I agree, to a degree, with your premise. However, I'm uncomfortable treating this subject as a binary. The universe in which we consider "freedom of speech" vs. "censorship" is almost never clearly defined in these discussions, and there are myriad ways that people assume, interpret, or define the scope and intent of the argument. In the US we have the 1st ammendment; I can't speak to similar or comparative rules in other countries because I don't know enough about them. Then, we have social media, with each platform both creating its own rules and complying with (or challenging) the laws of countries where they operate. Then we have both legacy media and newer media formats that don't fall neatly into "media" or "social media" categories, such as podcasts, where the rules vary widely, depending on who/what finances creation, distribution, and publication. Then we have all the other ways humans communicate their ideas, ranging from 1-on-1 conversations to huge publicly staged events.
And then, we can't forget about the effed up ways that "free speech" can be warped out of context, such as SCOTUS ruling that corporations are people, and spending money on political campaigns is "speech."

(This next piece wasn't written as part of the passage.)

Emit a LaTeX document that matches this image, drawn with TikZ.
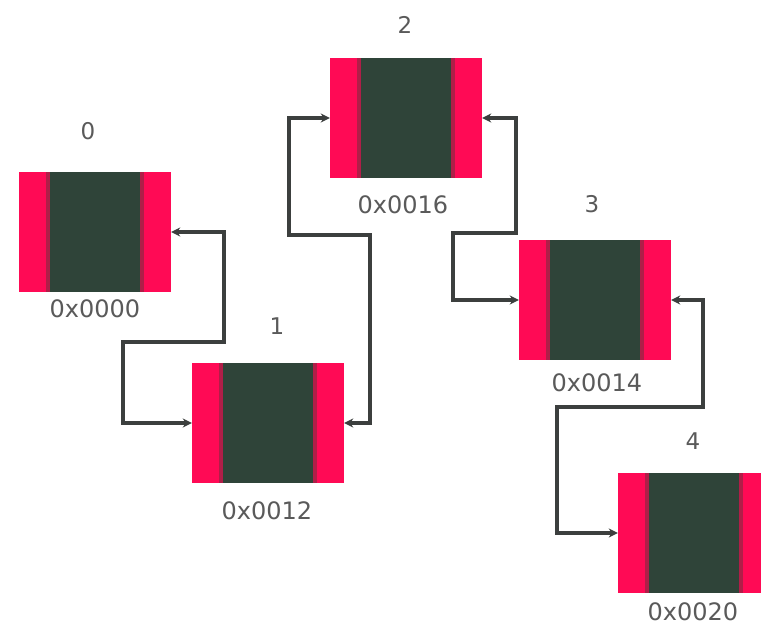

This last example points to how even defining what censorship is can be tricky. Is it really censorship to not allow the largest, most powerful financial entities in the world to contribute as much money as they want to their favorite politicians?
From this point, we get to another tricky question: at what point does allowing a powerful entity to say whatever it wants drown out (effectively censoring) less powerful people or entities?
Then, there is the question of caveats. You have included a few here, eg, actual threats of harm. So who gets to decide how those caveats are defined? Who decides what is stochastic terrorism, as opposed to mean trash talk? And how does who the target of a threat is impact the assessment of the realistic determination of whether a threat is just mean, or actually dangerous?
None of these questions can be answered by deciding yes/no. Free speech had always, always had at least some level of caveat applied, and it is our job to figure out not if, but in what way, and how much, are we going to insist on and define those caveats.